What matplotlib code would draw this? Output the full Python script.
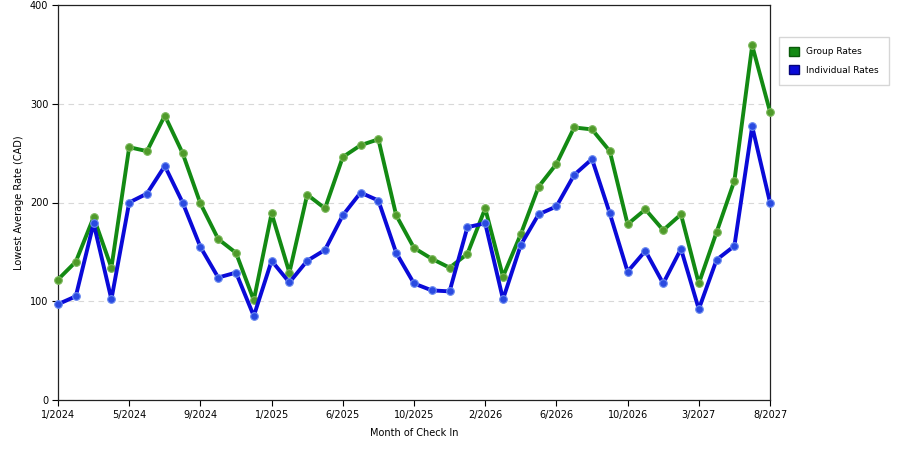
import matplotlib
matplotlib.use("Agg")
import matplotlib.pyplot as plt
from matplotlib.patches import Patch

tick_labels = ["1/2024", "5/2024", "9/2024", "1/2025", "6/2025", "10/2025",
               "2/2026", "6/2026", "10/2026", "3/2027", "8/2027"]

group_rates = [122, 140, 185, 134, 256, 252, 288, 250, 199, 163, 149, 101, 189,
               129, 208, 194, 246, 258, 264, 187, 154, 143, 134, 148, 194, 125,
               168, 216, 239, 276, 274, 252, 178, 193, 172, 188, 118, 170, 222,
               359, 292]
individual_rates = [97, 105, 179, 102, 200, 209, 237, 200, 155, 124, 129, 85, 141,
                    119, 141, 152, 187, 210, 202, 149, 118, 111, 110, 175, 179, 102,
                    157, 188, 196, 228, 244, 189, 130, 151, 118, 153, 92, 142, 156,
                    277, 200]

fig = plt.figure(figsize=(9, 4.5), dpi=100)
ax = fig.add_axes([58/900, 50/450, 712/900, 395/450])

x = list(range(len(group_rates)))
ax.plot(x, group_rates, color="#138a13", lw=2.8, marker="o", ms=5.5,
        mfc="#4f9a2a", mec="#7ab85a", mew=0.8, zorder=3, clip_on=False)
ax.plot(x, individual_rates, color="#0a0ad8", lw=2.8, marker="o", ms=5.5,
        mfc="#2a4ae0", mec="#6a8af0", mew=0.8, zorder=3, clip_on=False)

ax.set_xlim(0, len(x) - 1)
ax.set_ylim(0, 400)
ax.set_yticks([0, 100, 200, 300, 400])
ax.set_xticks(list(range(0, len(x), 4)))
ax.set_xticklabels(tick_labels)
ax.tick_params(direction="out", length=4, width=0.8, labelsize=7, colors="black", pad=3)
for s in ax.spines.values():
    s.set_linewidth(0.9)
    s.set_color("#222222")
ax.grid(axis="y", linestyle=(0, (5, 4)), color="#d8d8d8", lw=0.8)
ax.set_axisbelow(True)

ax.set_xlabel("Month of Check In", fontsize=7, labelpad=6)
ax.set_ylabel("Lowest Average Rate (CAD)", fontsize=7, labelpad=4)

handles = [Patch(facecolor="#138a13", edgecolor="#0a5a0a", label="Group Rates"),
           Patch(facecolor="#0a0ad8", edgecolor="#05057a", label="Individual Rates")]
leg = fig.legend(handles=handles, loc="upper left", bbox_to_anchor=(779/900, 1 - 37/450),
                 fontsize=6.5, frameon=True, fancybox=False, edgecolor="#cccccc",
                 handlelength=1.1, handleheight=1.1, borderpad=1.1, labelspacing=1.0,
                 handletextpad=0.8, borderaxespad=0)

fig.savefig("out.png", dpi=100)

* **Stated exercise**
Output the data above without changes, apart from leaving out the pictures.

* **Exercise answer**
What matplotlib code would draw this? Output the full Python script.
import matplotlib
matplotlib.use("Agg")
import matplotlib.pyplot as plt
from matplotlib.patches import Patch

tick_labels = ["1/2024", "5/2024", "9/2024", "1/2025", "6/2025", "10/2025",
               "2/2026", "6/2026", "10/2026", "3/2027", "8/2027"]

group_rates = [122, 140, 185, 134, 256, 252, 288, 250, 199, 163, 149, 101, 189,
               129, 208, 194, 246, 258, 264, 187, 154, 143, 134, 148, 194, 125,
               168, 216, 239, 276, 274, 252, 178, 193, 172, 188, 118, 170, 222,
               359, 292]
individual_rates = [97, 105, 179, 102, 200, 209, 237, 200, 155, 124, 129, 85, 141,
                    119, 141, 152, 187, 210, 202, 149, 118, 111, 110, 175, 179, 102,
                    157, 188, 196, 228, 244, 189, 130, 151, 118, 153, 92, 142, 156,
                    277, 200]

fig = plt.figure(figsize=(9, 4.5), dpi=100)
ax = fig.add_axes([58/900, 50/450, 712/900, 395/450])

x = list(range(len(group_rates)))
ax.plot(x, group_rates, color="#138a13", lw=2.8, marker="o", ms=5.5,
        mfc="#4f9a2a", mec="#7ab85a", mew=0.8, zorder=3, clip_on=False)
ax.plot(x, individual_rates, color="#0a0ad8", lw=2.8, marker="o", ms=5.5,
        mfc="#2a4ae0", mec="#6a8af0", mew=0.8, zorder=3, clip_on=False)

ax.set_xlim(0, len(x) - 1)
ax.set_ylim(0, 400)
ax.set_yticks([0, 100, 200, 300, 400])
ax.set_xticks(list(range(0, len(x), 4)))
ax.set_xticklabels(tick_labels)
ax.tick_params(direction="out", length=4, width=0.8, labelsize=7, colors="black", pad=3)
for s in ax.spines.values():
    s.set_linewidth(0.9)
    s.set_color("#222222")
ax.grid(axis="y", linestyle=(0, (5, 4)), color="#d8d8d8", lw=0.8)
ax.set_axisbelow(True)

ax.set_xlabel("Month of Check In", fontsize=7, labelpad=6)
ax.set_ylabel("Lowest Average Rate (CAD)", fontsize=7, labelpad=4)

handles = [Patch(facecolor="#138a13", edgecolor="#0a5a0a", label="Group Rates"),
           Patch(facecolor="#0a0ad8", edgecolor="#05057a", label="Individual Rates")]
leg = fig.legend(handles=handles, loc="upper left", bbox_to_anchor=(779/900, 1 - 37/450),
                 fontsize=6.5, frameon=True, fancybox=False, edgecolor="#cccccc",
                 handlelength=1.1, handleheight=1.1, borderpad=1.1, labelspacing=1.0,
                 handletextpad=0.8, borderaxespad=0)

fig.savefig("out.png", dpi=100)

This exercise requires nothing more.